### Supplied material ###

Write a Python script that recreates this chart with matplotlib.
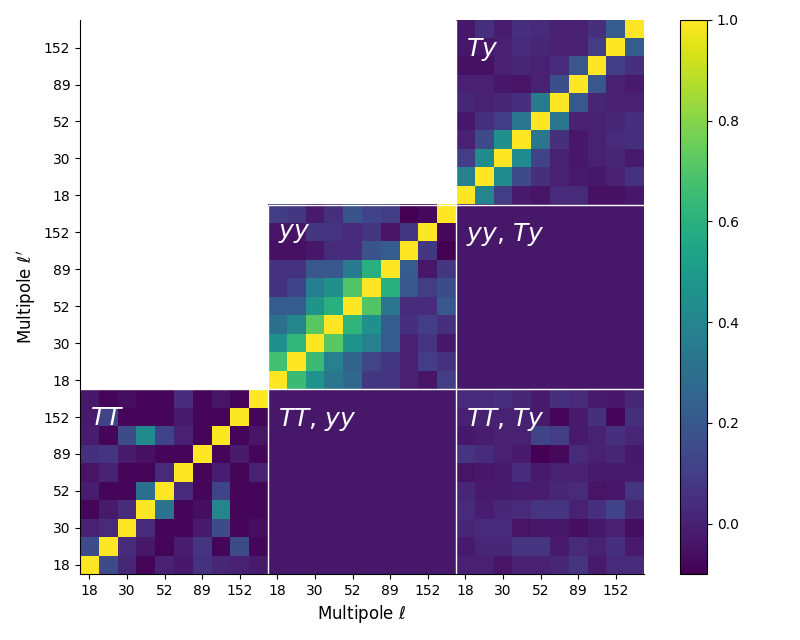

###
### Supplied material ###

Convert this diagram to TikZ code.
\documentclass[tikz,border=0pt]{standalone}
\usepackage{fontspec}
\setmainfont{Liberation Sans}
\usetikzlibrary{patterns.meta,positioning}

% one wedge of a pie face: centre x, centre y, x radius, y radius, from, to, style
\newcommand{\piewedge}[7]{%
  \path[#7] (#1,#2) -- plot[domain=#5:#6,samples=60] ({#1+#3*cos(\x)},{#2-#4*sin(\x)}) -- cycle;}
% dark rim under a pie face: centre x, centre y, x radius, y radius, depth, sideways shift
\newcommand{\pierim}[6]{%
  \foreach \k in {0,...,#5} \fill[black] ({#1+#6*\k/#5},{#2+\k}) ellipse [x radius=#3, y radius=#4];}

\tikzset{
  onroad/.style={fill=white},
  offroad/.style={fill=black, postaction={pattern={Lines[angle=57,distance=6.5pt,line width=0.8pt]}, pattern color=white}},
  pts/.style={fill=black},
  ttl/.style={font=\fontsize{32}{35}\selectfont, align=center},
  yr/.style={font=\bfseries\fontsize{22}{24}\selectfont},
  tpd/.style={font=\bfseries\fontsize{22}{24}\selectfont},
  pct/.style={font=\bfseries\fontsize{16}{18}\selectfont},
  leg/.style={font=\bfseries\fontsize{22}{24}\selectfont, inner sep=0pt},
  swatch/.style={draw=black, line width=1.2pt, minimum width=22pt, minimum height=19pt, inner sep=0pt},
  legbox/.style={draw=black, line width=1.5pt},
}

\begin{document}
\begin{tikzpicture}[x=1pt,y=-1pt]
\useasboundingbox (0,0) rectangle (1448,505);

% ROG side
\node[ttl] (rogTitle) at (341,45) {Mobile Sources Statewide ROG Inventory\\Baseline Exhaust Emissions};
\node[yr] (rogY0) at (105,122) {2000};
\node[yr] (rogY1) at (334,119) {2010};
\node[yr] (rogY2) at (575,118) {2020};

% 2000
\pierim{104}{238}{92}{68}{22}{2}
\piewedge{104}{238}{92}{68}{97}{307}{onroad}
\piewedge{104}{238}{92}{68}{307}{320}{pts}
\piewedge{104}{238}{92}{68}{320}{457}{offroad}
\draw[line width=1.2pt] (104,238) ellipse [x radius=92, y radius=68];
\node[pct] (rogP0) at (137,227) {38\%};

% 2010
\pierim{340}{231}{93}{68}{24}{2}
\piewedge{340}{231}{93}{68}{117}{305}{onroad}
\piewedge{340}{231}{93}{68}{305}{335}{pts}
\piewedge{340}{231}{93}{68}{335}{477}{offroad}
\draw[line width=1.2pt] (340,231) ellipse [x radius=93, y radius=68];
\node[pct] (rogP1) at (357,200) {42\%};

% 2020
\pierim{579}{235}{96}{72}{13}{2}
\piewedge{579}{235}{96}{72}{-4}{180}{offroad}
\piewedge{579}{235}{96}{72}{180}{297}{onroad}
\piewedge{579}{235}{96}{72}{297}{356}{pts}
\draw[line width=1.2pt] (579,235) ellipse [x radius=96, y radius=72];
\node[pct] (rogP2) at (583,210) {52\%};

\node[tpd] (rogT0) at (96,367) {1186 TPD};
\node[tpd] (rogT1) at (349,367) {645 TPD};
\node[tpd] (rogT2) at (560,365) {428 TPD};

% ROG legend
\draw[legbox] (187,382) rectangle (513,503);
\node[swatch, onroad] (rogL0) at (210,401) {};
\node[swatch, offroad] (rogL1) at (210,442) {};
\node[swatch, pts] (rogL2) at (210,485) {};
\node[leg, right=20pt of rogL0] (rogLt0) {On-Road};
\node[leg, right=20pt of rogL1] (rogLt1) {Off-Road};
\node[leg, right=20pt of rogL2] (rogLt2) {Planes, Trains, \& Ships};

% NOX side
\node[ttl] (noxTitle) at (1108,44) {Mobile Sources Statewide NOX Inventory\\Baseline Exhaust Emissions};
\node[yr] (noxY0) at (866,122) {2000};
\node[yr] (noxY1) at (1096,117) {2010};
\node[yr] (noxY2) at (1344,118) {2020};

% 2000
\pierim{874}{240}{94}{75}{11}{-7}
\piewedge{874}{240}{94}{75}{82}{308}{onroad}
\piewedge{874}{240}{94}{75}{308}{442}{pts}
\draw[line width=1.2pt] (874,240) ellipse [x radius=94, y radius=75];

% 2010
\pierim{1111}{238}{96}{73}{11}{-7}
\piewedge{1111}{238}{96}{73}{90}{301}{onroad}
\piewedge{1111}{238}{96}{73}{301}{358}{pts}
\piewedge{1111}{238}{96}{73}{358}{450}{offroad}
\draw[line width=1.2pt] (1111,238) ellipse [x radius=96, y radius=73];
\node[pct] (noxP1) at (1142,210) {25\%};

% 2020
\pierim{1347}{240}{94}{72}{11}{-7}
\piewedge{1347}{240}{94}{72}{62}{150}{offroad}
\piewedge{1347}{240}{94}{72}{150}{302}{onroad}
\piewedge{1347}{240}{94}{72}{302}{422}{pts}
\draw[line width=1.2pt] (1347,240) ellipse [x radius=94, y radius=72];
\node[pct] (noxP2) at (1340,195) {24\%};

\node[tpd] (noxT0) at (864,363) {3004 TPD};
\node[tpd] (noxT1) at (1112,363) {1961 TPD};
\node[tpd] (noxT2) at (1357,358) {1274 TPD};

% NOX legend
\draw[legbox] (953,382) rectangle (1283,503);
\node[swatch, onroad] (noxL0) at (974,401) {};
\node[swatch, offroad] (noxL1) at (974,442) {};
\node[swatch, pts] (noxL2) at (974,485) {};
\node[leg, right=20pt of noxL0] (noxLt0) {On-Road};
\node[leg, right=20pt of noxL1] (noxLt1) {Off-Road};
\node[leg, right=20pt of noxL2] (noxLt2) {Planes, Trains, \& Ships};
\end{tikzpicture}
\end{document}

###

◆ Written exercise
Only the lines from the line with "Convert this diagram to TikZ code." to the line with "(rogP1) at (357,200)", inclusive, are to be printed, exactly as they appear.

◆ Task answer
Convert this diagram to TikZ code.
\documentclass[tikz,border=0pt]{standalone}
\usepackage{fontspec}
\setmainfont{Liberation Sans}
\usetikzlibrary{patterns.meta,positioning}

% one wedge of a pie face: centre x, centre y, x radius, y radius, from, to, style
\newcommand{\piewedge}[7]{%
  \path[#7] (#1,#2) -- plot[domain=#5:#6,samples=60] ({#1+#3*cos(\x)},{#2-#4*sin(\x)}) -- cycle;}
% dark rim under a pie face: centre x, centre y, x radius, y radius, depth, sideways shift
\newcommand{\pierim}[6]{%
  \foreach \k in {0,...,#5} \fill[black] ({#1+#6*\k/#5},{#2+\k}) ellipse [x radius=#3, y radius=#4];}

\tikzset{
  onroad/.style={fill=white},
  offroad/.style={fill=black, postaction={pattern={Lines[angle=57,distance=6.5pt,line width=0.8pt]}, pattern color=white}},
  pts/.style={fill=black},
  ttl/.style={font=\fontsize{32}{35}\selectfont, align=center},
  yr/.style={font=\bfseries\fontsize{22}{24}\selectfont},
  tpd/.style={font=\bfseries\fontsize{22}{24}\selectfont},
  pct/.style={font=\bfseries\fontsize{16}{18}\selectfont},
  leg/.style={font=\bfseries\fontsize{22}{24}\selectfont, inner sep=0pt},
  swatch/.style={draw=black, line width=1.2pt, minimum width=22pt, minimum height=19pt, inner sep=0pt},
  legbox/.style={draw=black, line width=1.5pt},
}

\begin{document}
\begin{tikzpicture}[x=1pt,y=-1pt]
\useasboundingbox (0,0) rectangle (1448,505);

% ROG side
\node[ttl] (rogTitle) at (341,45) {Mobile Sources Statewide ROG Inventory\\Baseline Exhaust Emissions};
\node[yr] (rogY0) at (105,122) {2000};
\node[yr] (rogY1) at (334,119) {2010};
\node[yr] (rogY2) at (575,118) {2020};

% 2000
\pierim{104}{238}{92}{68}{22}{2}
\piewedge{104}{238}{92}{68}{97}{307}{onroad}
\piewedge{104}{238}{92}{68}{307}{320}{pts}
\piewedge{104}{238}{92}{68}{320}{457}{offroad}
\draw[line width=1.2pt] (104,238) ellipse [x radius=92, y radius=68];
\node[pct] (rogP0) at (137,227) {38\%};

% 2010
\pierim{340}{231}{93}{68}{24}{2}
\piewedge{340}{231}{93}{68}{117}{305}{onroad}
\piewedge{340}{231}{93}{68}{305}{335}{pts}
\piewedge{340}{231}{93}{68}{335}{477}{offroad}
\draw[line width=1.2pt] (340,231) ellipse [x radius=93, y radius=68];
\node[pct] (rogP1) at (357,200) {42\%};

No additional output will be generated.